(Bloomberg Opinion) -- Payment-processing companies are surfing a wave of cash. Not just the relentless credit card swipes from regular folk, but also the enthusiasm of investors who reckon they're onto the next big thing.
The initial public offering of sector darling Adyen BV suggests that the understandable interest in good, profitable companies has morphed into a fervor bordering on dotcom mania. It’s a little unhealthy.
On the morning of Adyen's first day of trading in Amsterdam, the stock popped 100 percent – doubling to 480 euros ($564). While usually that would be a screaming signal that the IPO bankers had seriously undervalued their client, in this case you could hardly argue that Adyen's initial price was cheap. At 240 euros per share, it was already valued at about 100 times last year’s earnings. Now that multiple is closer to 190. It's a nosebleed valuation worthy of Netflix Inc.
Obviously, the word “bubble” shouldn’t be thrown around recklessly. Unlike the internet startups being that were pumped up beyond all reason by bankers in the late 1990s, Adyen isn't an untested business sketched on a napkin and sold to retail investors before breaking even. Quite the opposite. It's a fast-growing, high-margin company with an easily understood business model. Its payments platform for the web world is taking market share. These are solid foundations.
The first-day mania is being exacerbated by technical factors too. Only a small slice of the company was up for sale: about 14 percent. The crush of investors trying to get exposure has jacked up the price. It’s more a squeeze than a pop. One assumes the owners knew that something like this might happen – but not to such an extreme degree. The sliver of stock being sold suggests most wisely chose to hold on rather than cash out.
But even taking all of this into account, it seems unlikely that institutions buying into Adyen at a market value of 13.7 billion euros ($16.1 billion) – bigger than Germany's Commerzbank – are going on cold analysis alone. Yes, net revenue is expected to increase by at least 40 percent this year.

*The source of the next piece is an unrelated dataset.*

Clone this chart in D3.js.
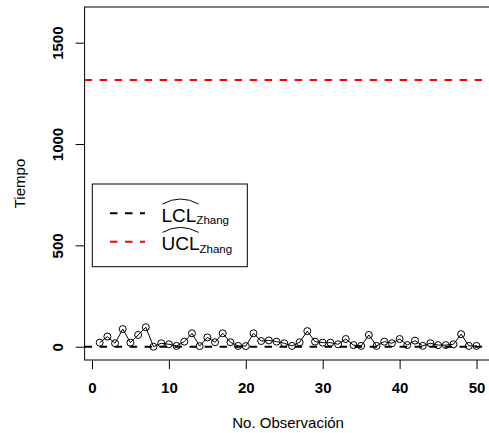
<!DOCTYPE html>
<html>
<head>
<meta charset="utf-8">
<script src="https://cdn.jsdelivr.net/npm/d3@7"></script>
<style>
  body { margin: 0; background: #fff; }
  text { font-family: "Liberation Sans", Arial, Helvetica, sans-serif; }
</style>
</head>
<body>
<div id="plot"></div>
<script>
// observed times, one per observation (1..50)
var tiempo = [20, 50, 17, 87, 20, 58, 96, 0, 17, 12,
              4, 25, 66, 3, 46, 22, 66, 22, 4, 3,
              66, 28, 31, 25, 17, 4, 22, 77, 25, 20,
              20, 12, 38, 8, 4, 58, 4, 25, 17, 38,
              8, 30, 4, 17, 8, 8, 12, 62, 4, 4];

// control limits
var lcl = 0;
var ucl = 1316;

var xTicks = [0, 10, 20, 30, 40, 50];
var yTicks = [0, 500, 1000, 1500];

var legendLabels = ['LCL', 'UCL'];
var legendSub = 'Zhang';
var legendColors = ['black', 'red'];

var width = 489, height = 433;
// plot region (R style box)
var pLeft = 84.6, pRight = 491.6, pTop = 7, pBottom = 360;

var svg = d3.select('#plot')
  .append('svg')
  .attr('width', width)
  .attr('height', height);

svg.append('rect')
  .attr('width', width)
  .attr('height', height)
  .style('fill', 'white');

var x = d3.scaleLinear().domain([-0.96, 51.96]).range([pLeft, pRight]);
var y = d3.scaleLinear().domain([-65.6, 1676]).range([pBottom, pTop]);

svg.append('clipPath').attr('id', 'clip')
  .append('rect')
  .attr('x', pLeft).attr('y', pTop)
  .attr('width', pRight - pLeft).attr('height', pBottom - pTop);

var plot = svg.append('g').attr('clip-path', 'url(#clip)');

// limit lines
plot.selectAll('line.limit')
  .data([lcl, ucl])
  .enter()
  .append('line')
  .attr('class', 'limit')
  .attr('x1', pLeft)
  .attr('x2', pRight)
  .attr('y1', function(d){ return y(d); })
  .attr('y2', function(d){ return y(d); })
  .style('stroke', function(d, i){ return legendColors[i]; })
  .style('stroke-width', '2px')
  .style('stroke-dasharray', '7.5,7.5');

// series line + open circles
var line = d3.line()
  .x(function(d, i){ return x(i + 1); })
  .y(function(d){ return y(d); });

plot.append('path')
  .datum(tiempo)
  .attr('d', line)
  .style('fill', 'none')
  .style('stroke', 'black')
  .style('stroke-width', '1px');

plot.selectAll('circle')
  .data(tiempo)
  .enter()
  .append('circle')
  .attr('cx', function(d, i){ return x(i + 1); })
  .attr('cy', function(d){ return y(d); })
  .attr('r', 3.5)
  .style('fill', 'none')
  .style('stroke', 'black')
  .style('stroke-width', '1px');

// axes
var xAxis = svg.append('g')
  .attr('transform', 'translate(0,' + pBottom + ')')
  .call(d3.axisBottom(x).tickValues(xTicks).tickSize(9).tickFormat(d3.format('d')));
xAxis.select('.domain').remove();
xAxis.selectAll('text')
  .attr('y', 33)
  .attr('dy', 0)
  .style('font-size', '15px')
  .style('font-weight', 'bold')
  .style('fill', 'black');

var yAxis = svg.append('g')
  .attr('transform', 'translate(' + pLeft + ',0)')
  .call(d3.axisLeft(y).tickValues(yTicks).tickSize(9).tickFormat(d3.format('d')));
yAxis.select('.domain').remove();
yAxis.selectAll('text')
  .attr('x', 0)
  .attr('dy', 0)
  .attr('text-anchor', 'middle')
  .attr('transform', 'translate(-22,0) rotate(-90)')
  .style('font-size', '15px')
  .style('font-weight', 'bold')
  .style('fill', 'black');

svg.selectAll('.tick line').style('stroke', 'black');

// box
svg.append('rect')
  .attr('x', pLeft)
  .attr('y', pTop)
  .attr('width', pRight - pLeft)
  .attr('height', pBottom - pTop)
  .style('fill', 'none')
  .style('stroke', 'black')
  .style('stroke-width', '1px');

// axis titles
svg.append('text')
  .attr('x', (pLeft + pRight) / 2)
  .attr('y', 428.3)
  .attr('text-anchor', 'middle')
  .style('font-size', '15px')
  .text('No. Observación');

svg.append('text')
  .attr('transform', 'translate(25,' + (pTop + pBottom) / 2 + ') rotate(-90)')
  .attr('text-anchor', 'middle')
  .style('font-size', '15px')
  .text('Tiempo');

// legend
var legend = svg.append('g');
legend.append('rect')
  .attr('x', 92.3)
  .attr('y', 184)
  .attr('width', 155)
  .attr('height', 82.7)
  .style('fill', 'white')
  .style('stroke', 'black')
  .style('stroke-width', '1px');

var rows = legend.selectAll('g.row')
  .data(legendLabels)
  .enter()
  .append('g')
  .attr('class', 'row')
  .attr('transform', function(d, i){ return 'translate(0,' + (i * 28.4) + ')'; });

rows.append('line')
  .attr('x1', 110).attr('x2', 145)
  .attr('y1', 213.3).attr('y2', 213.3)
  .style('stroke', function(d, i){ return legendColors[i]; })
  .style('stroke-width', '2px')
  .style('stroke-dasharray', '7.5,7.5');

var lab = rows.append('text')
  .attr('x', 161.5)
  .attr('y', 221.8)
  .style('font-size', '19px');
lab.append('tspan').text(function(d){ return d; });
lab.append('tspan')
  .attr('dy', 2.5)
  .style('font-size', '11.5px')
  .text(legendSub);

rows.append('path')
  .attr('d', 'M162.5,204 Q180.5,194 198.5,204')
  .style('fill', 'none')
  .style('stroke', 'black')
  .style('stroke-width', '1px');
</script>
</body>
</html>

But it also warned in its prospectus of a “very intense” competitive environment, and that expansion may squeeze margins.
Maybe after a whirlwind round of mergers in the payments industry, there might not be many Adyens left for public consumption. If you think more consolidation is inevitable, and that the new breed of web-focused specialists are going to erode the lead of the incumbents, then the Adyen story makes sense.
But pricing the company at double where its bankers think it should be assumes this is the kind of story where nothing goes wrong. Adyen's underlying Ebitda was about 99 million euros in 2017, and this morning’s valuation effectively prices in five to seven years of underlying earnings growth at 25 to 30 percent.
These kinds of fairytales don’t always end well.